Sales Director/VP-Sales – The core theme of the role pivots again from driving a team to sell, to managing a larger organization. The job has pivoted towards analytical thinking, matching resources to potential opportunities, creating efficient infrastructures of materials and organizational resources to support the regional sales efforts. The SD must communicate upwards to clearly and honestly keep senior management appraised on forecasts, product and customer input. Additionally the entire sales team looks to this person as the Company’s idea of how they define leadership.

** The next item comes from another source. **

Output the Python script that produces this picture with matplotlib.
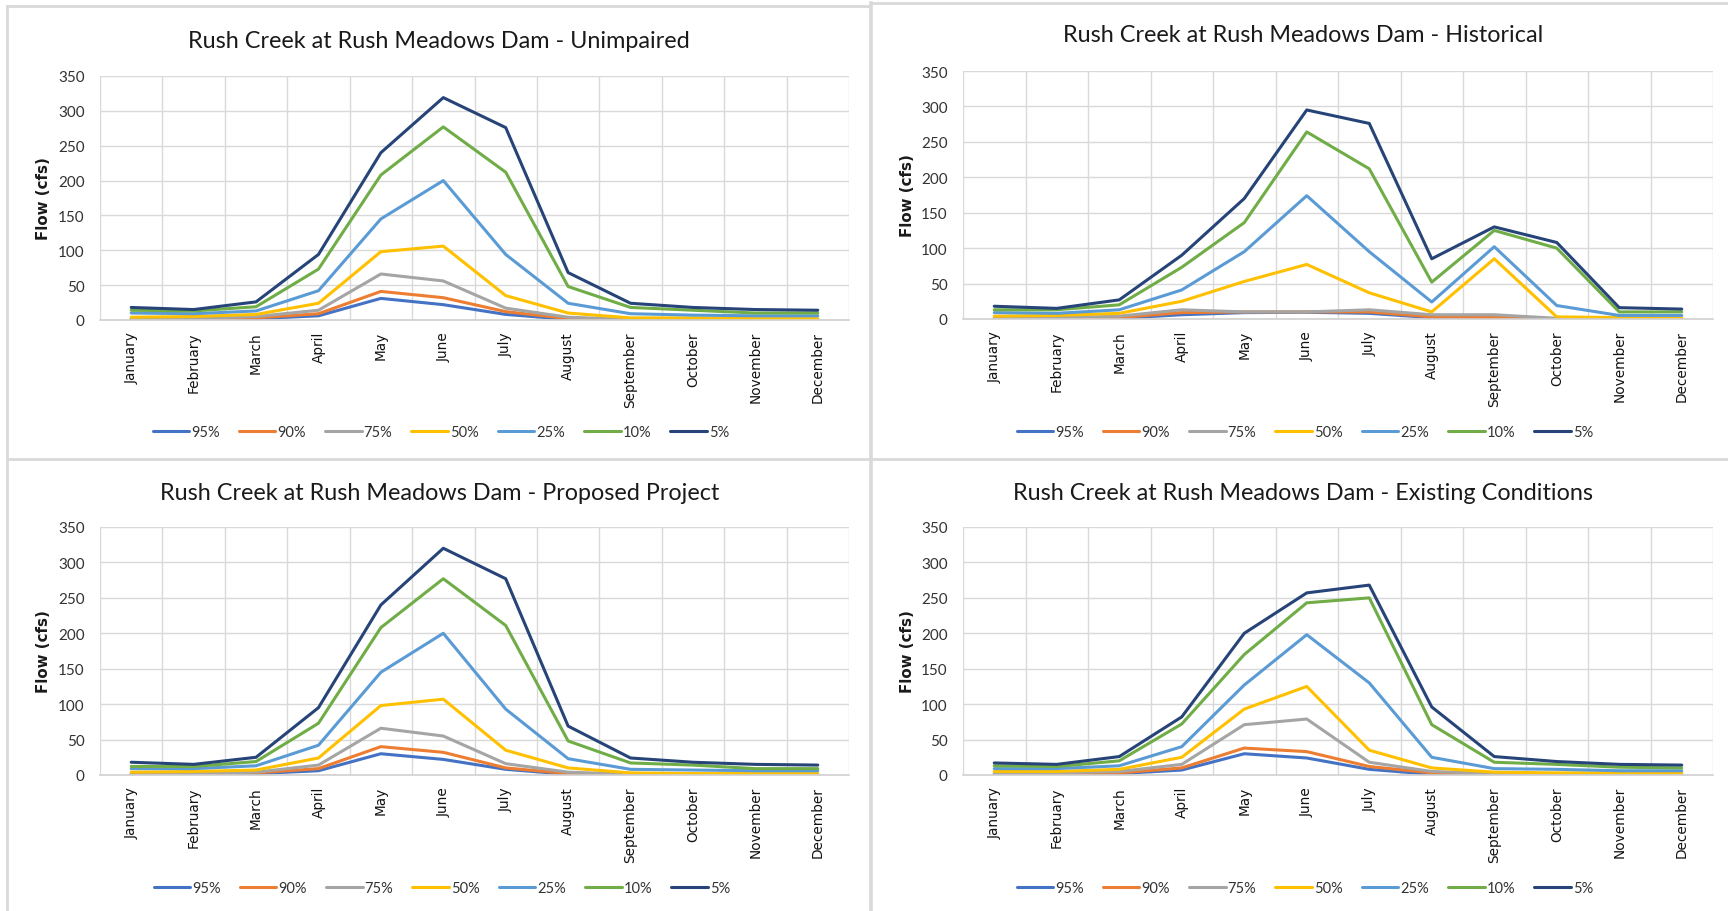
import numpy as np
import matplotlib
matplotlib.use("Agg")
import matplotlib.pyplot as plt
from matplotlib.lines import Line2D

months = ["January", "February", "March", "April", "May", "June", "July",
          "August", "September", "October", "November", "December"]
percentiles = ["95%", "90%", "75%", "50%", "25%", "10%", "5%"]
colors = ["#4472C4", "#ED7D31", "#A5A5A5", "#FFC000", "#5B9BD5", "#70AD47", "#264478"]

# rows follow percentiles: 95, 90, 75, 50, 25, 10, 5
unimpaired = [
    [0.5, 0.5, 2, 6, 31, 22, 8, 1, 0.3, 0.3, 0.3, 0.3],
    [1, 1, 3, 9, 41, 32, 12, 2, 0.5, 0.5, 0.5, 0.5],
    [2, 2, 5, 14, 66, 56, 17, 4, 1, 1, 1, 1],
    [4, 5, 8, 24, 98, 106, 35, 10, 3, 3, 2, 2],
    [10, 9, 13, 42, 145, 200, 94, 24, 9, 7, 6, 6],
    [14, 13, 19, 73, 208, 277, 212, 48, 18, 14, 10, 10],
    [18, 15, 26, 94, 240, 319, 276, 68, 24, 18, 15, 14],
]
historical = [
    [0.3, 0.5, 1, 6, 9, 9.5, 8, 2, 1, 0.3, 0.3, 0.3],
    [0.5, 1, 2, 9, 10, 10, 10, 3, 2, 0.5, 0.5, 0.5],
    [1, 2, 4, 13, 10, 10, 13, 6, 6, 1, 1, 1],
    [4, 5, 8, 25, 53, 77, 37, 10, 85, 3, 2, 2],
    [9, 8, 13, 41, 95, 174, 95, 24, 102, 19, 5, 5],
    [13, 13, 20, 73, 136, 264, 212, 52, 125, 100, 10, 10],
    [18, 15, 27, 90, 170, 295, 276, 85, 130, 108, 16, 14],
]
proposed = [
    [0.5, 0.5, 2, 6, 30, 22, 8, 1, 0.3, 0.3, 0.3, 0.3],
    [1, 1, 3, 9, 40, 32, 10, 2, 0.5, 0.5, 0.5, 0.5],
    [2, 2, 4, 14, 66, 55, 16, 4, 1, 1, 1, 1],
    [4, 5, 7, 24, 98, 107, 35, 10, 3, 2, 2, 2],
    [9, 9, 13, 42, 145, 200, 93, 23, 8, 7, 6, 6],
    [12, 12, 19, 73, 208, 277, 211, 48, 17, 14, 9, 9],
    [18, 15, 25, 95, 240, 320, 277, 69, 24, 18, 15, 14],
]
existing = [
    [0.5, 0.5, 2, 7, 30, 24, 8, 1, 0.5, 0.3, 0.3, 0.3],
    [1, 1, 3, 10, 38, 33, 12, 3, 1, 0.5, 0.5, 0.5],
    [2, 3, 5, 15, 71, 79, 18, 5, 2, 1, 1, 1],
    [5, 5, 8, 25, 93, 125, 35, 10, 4, 3, 3, 3],
    [9, 9, 13, 40, 127, 198, 130, 25, 9, 8, 6, 6],
    [13, 12, 20, 72, 170, 243, 250, 71, 18, 15, 11, 10],
    [17, 15, 26, 82, 200, 257, 268, 96, 26, 19, 15, 14],
]

W, H = 1728, 912
fig = plt.figure(figsize=(W / 100, H / 100), dpi=100)


def box(l, t, r, b):
    return [l / W, 1 - b / H, (r - l) / W, (b - t) / H]


def fline(x0, y0, x1, y1, lw=2.0):
    fig.add_artist(Line2D([x0 / W, x1 / W], [1 - y0 / H, 1 - y1 / H],
                          color="#d9d9d9", lw=lw, transform=fig.transFigure))


# panel frames of the four pasted charts
fline(7, 7, 870, 7)
fline(7, 7, 7, 912)
fline(872, 4, 1728, 4)
fline(871, 4, 871, 912, lw=2.6)
fline(7, 460, 1728, 460)

panels = [
    ("Rush Creek at Rush Meadows Dam - Unimpaired", unimpaired,
     (100, 77, 849, 321), 439, 41, 433, 43),
    ("Rush Creek at Rush Meadows Dam - Historical", historical,
     (963, 72, 1713, 320), 1303, 36, 433, 908),
    ("Rush Creek at Rush Meadows Dam - Proposed Project", proposed,
     (100, 528, 849, 776), 440, 493, 889, 44),
    ("Rush Creek at Rush Meadows Dam - Existing Conditions", existing,
     (963, 528, 1713, 776), 1303, 493, 889, 908),
]

x = np.arange(len(months))
for title, flows, rect, tx, ty, ly, yx in panels:
    ax = fig.add_axes(box(*rect))
    for name, col, vals in zip(percentiles, colors, flows):
        ax.plot(x, vals, color=col, lw=2.2, label=name,
                solid_joinstyle="round", solid_capstyle="round")
    ax.set_xlim(-0.5, 11.5)
    ax.set_ylim(0, 350)
    ax.set_yticks(np.arange(0, 351, 50))
    ax.set_xticks(x)
    ax.set_xticks(np.arange(-0.5, 12, 1), minor=True)
    ax.grid(True, which="minor", axis="x", color="#d9d9d9", lw=1.0)
    ax.grid(True, which="major", axis="y", color="#d9d9d9", lw=1.0)
    ax.set_axisbelow(True)
    for s in ["top", "right", "left"]:
        ax.spines[s].set_visible(False)
    ax.spines["bottom"].set_color("#d0d0d0")
    ax.spines["bottom"].set_linewidth(1.2)
    ax.tick_params(which="both", length=0)
    ax.tick_params(axis="y", pad=11, labelsize=11, labelcolor="#333333")
    ax.tick_params(axis="x", pad=8)
    for lab in ax.get_yticklabels():
        lab.set_family("Lato")
    ax.set_xticklabels(months, rotation=90, fontsize=9.8, family="DejaVu Sans",
                       color="#111111", va="top", ha="center")
    fig.text(yx / W, 1 - (rect[1] + rect[3]) / 2 / H, "Flow (cfs)", rotation=90,
             ha="center", va="center", fontsize=10.8, fontweight="semibold",
             family="DejaVu Sans", color="#1a1a1a")
    fig.text(tx / W, 1 - ty / H, title, ha="center", va="center",
             fontsize=16.8, family="Lato", color="#1a1a1a")
    fig.legend(*ax.get_legend_handles_labels(), loc="center",
               bbox_to_anchor=(tx / W + 2 / W, 1 - ly / H), ncol=7, frameon=False,
               prop={"family": "Lato", "size": 10.5}, labelcolor="#333333",
               handlelength=2.5, handletextpad=0.15, columnspacing=1.3)

plt.savefig("out.png", dpi=100)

- Analytical Thinking – The SD must be able to rise above the level of any one particular Regional or channel team, one customer or prospective customer. They must look at the sales pipeline (current stocks + reordering cycles + potential sales losses + potential sales gains) as an aggregate indication of the effectiveness of all teams. They must be able to translate pipeline analytics into action plans including training, product/service redefinition and as a tool to coach & develop their sales managers. And while typically Sales Reps think in terms of units, and Regional Managers typically in terms of revenue and expenses- the SD must think in terms of boosting contribution margin… after the SD, people in the organisation can only save money, he’s the money generator.
- Using Business Expertise – By now the successful incumbent has accumulated enough industry, product and customer experience to understand not only what the sales pipeline looks like…but is able to anticipate what it should look like and is able to formulate tactical plans to guide the field sales teams to sales plan attainment.
- Enabling teams – The incumbent is accountable to communicate to senior management exactly what is needed in order to make plan. When sales teams face obstacles they rely on the SD to identify and acquire resources to help them overcome these roadblocks.
- Selecting, Assessing, Training and developing people – The SD must make themselves accountable not just to their direct report’s development, but for every member of the sales team. Keeping up routine inspection of individual, team and regional performance metrics can help the SD see trends.
So why do people struggle as they move along this track?
People believe they should be ‘promoted’ although don’t understand, that a promotion takes them away from what they a great at and gives them typically a different job, with different skills. Many sales people confuse recognition with promotion. They seek recognition and believe promotion is the only way to achieve this. A sophisticated and mature sales force can cope with recognizing great sales people – insurance companies excell with diamond performing reps, Presidents tables, great titles for their Reps. They don’t want to take their most potent performers away from their customers and sit them behind desks, and so they create a culture of sales recognition.
Well, I’ve worked within some very large sales organizations and made it to top sales officer. From my perspective the failure of the rep to succeed as manager falls on the shoulders of their employer.
Field sales is one of the only departments in a company where you sit miles away from your boss. You do not get the daily coaching sessions. The accidental conversations that take place in the hallways simply never occur in field sales. To make matters worse I have rarely seen leadership training offered to newly promoted field sales managers on how their remote roles are different. Worse still, the processes offered to help have been created in the central office and focus more on form filling and data collection. There are no training courses on how to interpret the sales performance pipeline nor on how to allocate resources to maximize performance. Nor how to create developmental action plans around the analytics of the pipeline. We do a disservice to the organizations most valuable commodity…sales people. Not only do we leave the newly promoted manager swinging in the wind…but we withhold excellent leadership from the sales people who depend upon their manager to help them succeed.
OK, enough said from an old salesman like me. I hope to remedy some of these challenges in future, but would seek your feedback on my views here.